Set the data down again, exactly as it reads, but without the pictures.

|---|

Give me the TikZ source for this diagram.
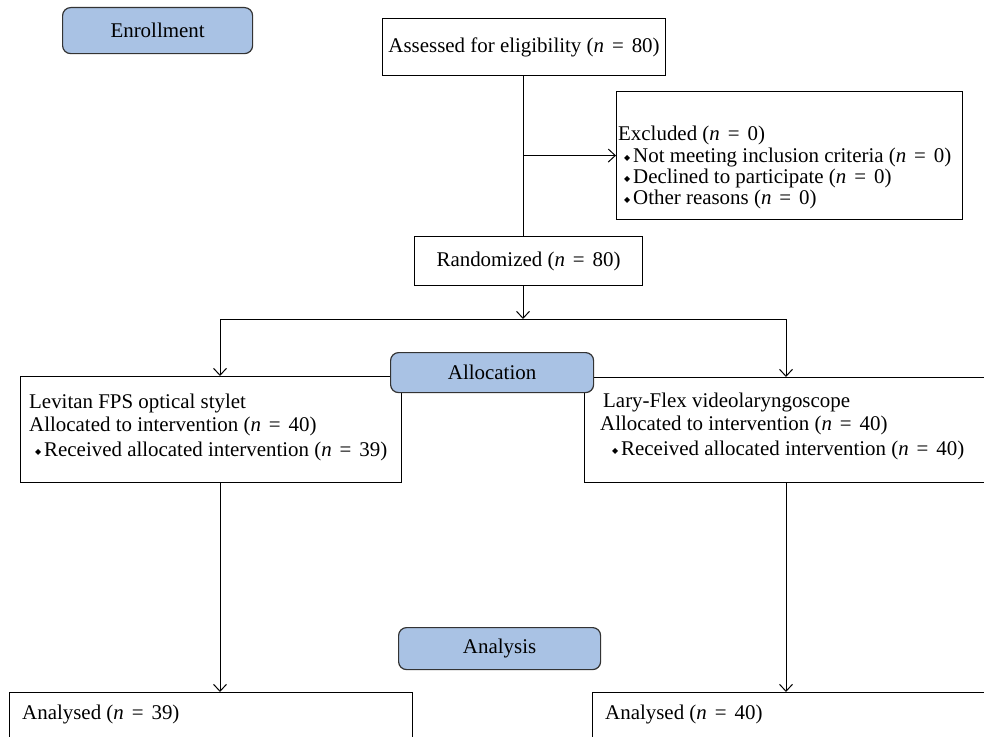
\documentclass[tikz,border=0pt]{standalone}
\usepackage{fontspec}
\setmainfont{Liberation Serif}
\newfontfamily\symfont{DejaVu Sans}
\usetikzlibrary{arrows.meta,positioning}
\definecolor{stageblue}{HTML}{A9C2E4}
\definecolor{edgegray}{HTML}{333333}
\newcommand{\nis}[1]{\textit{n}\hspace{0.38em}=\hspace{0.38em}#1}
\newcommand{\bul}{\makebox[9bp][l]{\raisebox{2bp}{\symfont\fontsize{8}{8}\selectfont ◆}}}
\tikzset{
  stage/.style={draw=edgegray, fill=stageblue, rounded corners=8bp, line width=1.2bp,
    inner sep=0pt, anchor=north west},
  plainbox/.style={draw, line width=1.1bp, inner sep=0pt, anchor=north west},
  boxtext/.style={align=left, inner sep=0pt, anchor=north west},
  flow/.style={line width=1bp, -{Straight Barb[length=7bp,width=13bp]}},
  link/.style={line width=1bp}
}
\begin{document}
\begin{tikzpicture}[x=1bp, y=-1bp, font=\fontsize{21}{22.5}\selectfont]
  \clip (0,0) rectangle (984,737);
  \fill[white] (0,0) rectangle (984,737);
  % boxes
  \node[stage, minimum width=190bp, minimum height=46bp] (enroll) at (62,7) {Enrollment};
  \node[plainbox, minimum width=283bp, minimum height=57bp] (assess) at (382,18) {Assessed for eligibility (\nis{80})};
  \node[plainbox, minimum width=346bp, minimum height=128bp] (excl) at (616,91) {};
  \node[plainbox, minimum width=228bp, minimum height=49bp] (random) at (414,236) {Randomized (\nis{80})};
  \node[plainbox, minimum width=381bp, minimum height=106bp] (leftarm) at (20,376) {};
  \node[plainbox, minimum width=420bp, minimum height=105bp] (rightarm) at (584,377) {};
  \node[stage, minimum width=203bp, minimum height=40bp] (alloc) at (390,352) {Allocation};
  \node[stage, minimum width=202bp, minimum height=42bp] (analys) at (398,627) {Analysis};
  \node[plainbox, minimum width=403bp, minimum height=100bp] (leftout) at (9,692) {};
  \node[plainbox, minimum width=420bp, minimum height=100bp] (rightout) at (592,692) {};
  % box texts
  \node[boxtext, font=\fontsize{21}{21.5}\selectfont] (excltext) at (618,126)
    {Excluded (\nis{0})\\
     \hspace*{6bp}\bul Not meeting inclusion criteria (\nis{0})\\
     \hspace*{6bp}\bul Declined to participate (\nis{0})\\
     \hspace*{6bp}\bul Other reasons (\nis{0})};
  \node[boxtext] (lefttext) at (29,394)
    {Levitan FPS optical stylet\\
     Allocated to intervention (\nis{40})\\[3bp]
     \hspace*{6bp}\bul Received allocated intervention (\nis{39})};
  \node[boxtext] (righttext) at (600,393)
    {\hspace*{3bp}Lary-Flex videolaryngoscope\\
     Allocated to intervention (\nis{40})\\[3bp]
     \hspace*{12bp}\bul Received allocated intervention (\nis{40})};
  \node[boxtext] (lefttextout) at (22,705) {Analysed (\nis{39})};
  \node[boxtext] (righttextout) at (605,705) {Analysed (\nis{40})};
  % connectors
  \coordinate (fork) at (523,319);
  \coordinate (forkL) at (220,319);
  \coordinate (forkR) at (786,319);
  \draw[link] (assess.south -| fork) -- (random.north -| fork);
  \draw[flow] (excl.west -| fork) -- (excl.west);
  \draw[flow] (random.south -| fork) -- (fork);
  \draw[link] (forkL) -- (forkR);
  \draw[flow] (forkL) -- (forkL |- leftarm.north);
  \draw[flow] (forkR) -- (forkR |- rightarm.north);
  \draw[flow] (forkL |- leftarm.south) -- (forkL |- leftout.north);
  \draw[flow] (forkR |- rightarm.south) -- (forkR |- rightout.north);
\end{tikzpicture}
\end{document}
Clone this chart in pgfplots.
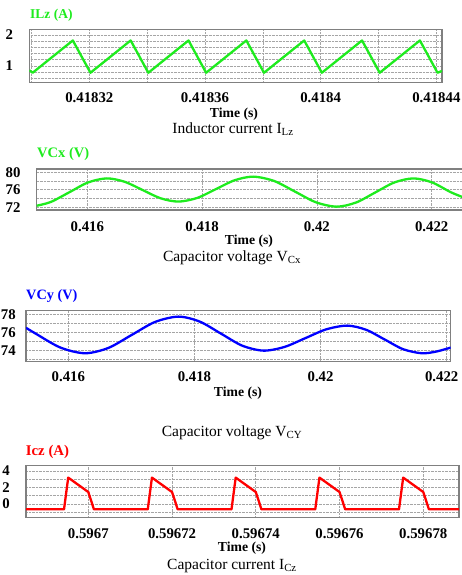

|---|

→ **Problem solution**
Give me the TikZ source for this diagram.
\documentclass[tikz,border=0pt]{standalone}
\usepackage{fontspec}
\setmainfont{Liberation Serif}
\newfontfamily\symfont{DejaVu Sans}
\usetikzlibrary{arrows.meta,positioning}
\definecolor{stageblue}{HTML}{A9C2E4}
\definecolor{edgegray}{HTML}{333333}
\newcommand{\nis}[1]{\textit{n}\hspace{0.38em}=\hspace{0.38em}#1}
\newcommand{\bul}{\makebox[9bp][l]{\raisebox{2bp}{\symfont\fontsize{8}{8}\selectfont ◆}}}
\tikzset{
  stage/.style={draw=edgegray, fill=stageblue, rounded corners=8bp, line width=1.2bp,
    inner sep=0pt, anchor=north west},
  plainbox/.style={draw, line width=1.1bp, inner sep=0pt, anchor=north west},
  boxtext/.style={align=left, inner sep=0pt, anchor=north west},
  flow/.style={line width=1bp, -{Straight Barb[length=7bp,width=13bp]}},
  link/.style={line width=1bp}
}
\begin{document}
\begin{tikzpicture}[x=1bp, y=-1bp, font=\fontsize{21}{22.5}\selectfont]
  \clip (0,0) rectangle (984,737);
  \fill[white] (0,0) rectangle (984,737);
  % boxes
  \node[stage, minimum width=190bp, minimum height=46bp] (enroll) at (62,7) {Enrollment};
  \node[plainbox, minimum width=283bp, minimum height=57bp] (assess) at (382,18) {Assessed for eligibility (\nis{80})};
  \node[plainbox, minimum width=346bp, minimum height=128bp] (excl) at (616,91) {};
  \node[plainbox, minimum width=228bp, minimum height=49bp] (random) at (414,236) {Randomized (\nis{80})};
  \node[plainbox, minimum width=381bp, minimum height=106bp] (leftarm) at (20,376) {};
  \node[plainbox, minimum width=420bp, minimum height=105bp] (rightarm) at (584,377) {};
  \node[stage, minimum width=203bp, minimum height=40bp] (alloc) at (390,352) {Allocation};
  \node[stage, minimum width=202bp, minimum height=42bp] (analys) at (398,627) {Analysis};
  \node[plainbox, minimum width=403bp, minimum height=100bp] (leftout) at (9,692) {};
  \node[plainbox, minimum width=420bp, minimum height=100bp] (rightout) at (592,692) {};
  % box texts
  \node[boxtext, font=\fontsize{21}{21.5}\selectfont] (excltext) at (618,126)
    {Excluded (\nis{0})\\
     \hspace*{6bp}\bul Not meeting inclusion criteria (\nis{0})\\
     \hspace*{6bp}\bul Declined to participate (\nis{0})\\
     \hspace*{6bp}\bul Other reasons (\nis{0})};
  \node[boxtext] (lefttext) at (29,394)
    {Levitan FPS optical stylet\\
     Allocated to intervention (\nis{40})\\[3bp]
     \hspace*{6bp}\bul Received allocated intervention (\nis{39})};
  \node[boxtext] (righttext) at (600,393)
    {\hspace*{3bp}Lary-Flex videolaryngoscope\\
     Allocated to intervention (\nis{40})\\[3bp]
     \hspace*{12bp}\bul Received allocated intervention (\nis{40})};
  \node[boxtext] (lefttextout) at (22,705) {Analysed (\nis{39})};
  \node[boxtext] (righttextout) at (605,705) {Analysed (\nis{40})};
  % connectors
  \coordinate (fork) at (523,319);
  \coordinate (forkL) at (220,319);
  \coordinate (forkR) at (786,319);
  \draw[link] (assess.south -| fork) -- (random.north -| fork);
  \draw[flow] (excl.west -| fork) -- (excl.west);
  \draw[flow] (random.south -| fork) -- (fork);
  \draw[link] (forkL) -- (forkR);
  \draw[flow] (forkL) -- (forkL |- leftarm.north);
  \draw[flow] (forkR) -- (forkR |- rightarm.north);
  \draw[flow] (forkL |- leftarm.south) -- (forkL |- leftout.north);
  \draw[flow] (forkR |- rightarm.south) -- (forkR |- rightout.north);
\end{tikzpicture}
\end{document}
Clone this chart in pgfplots.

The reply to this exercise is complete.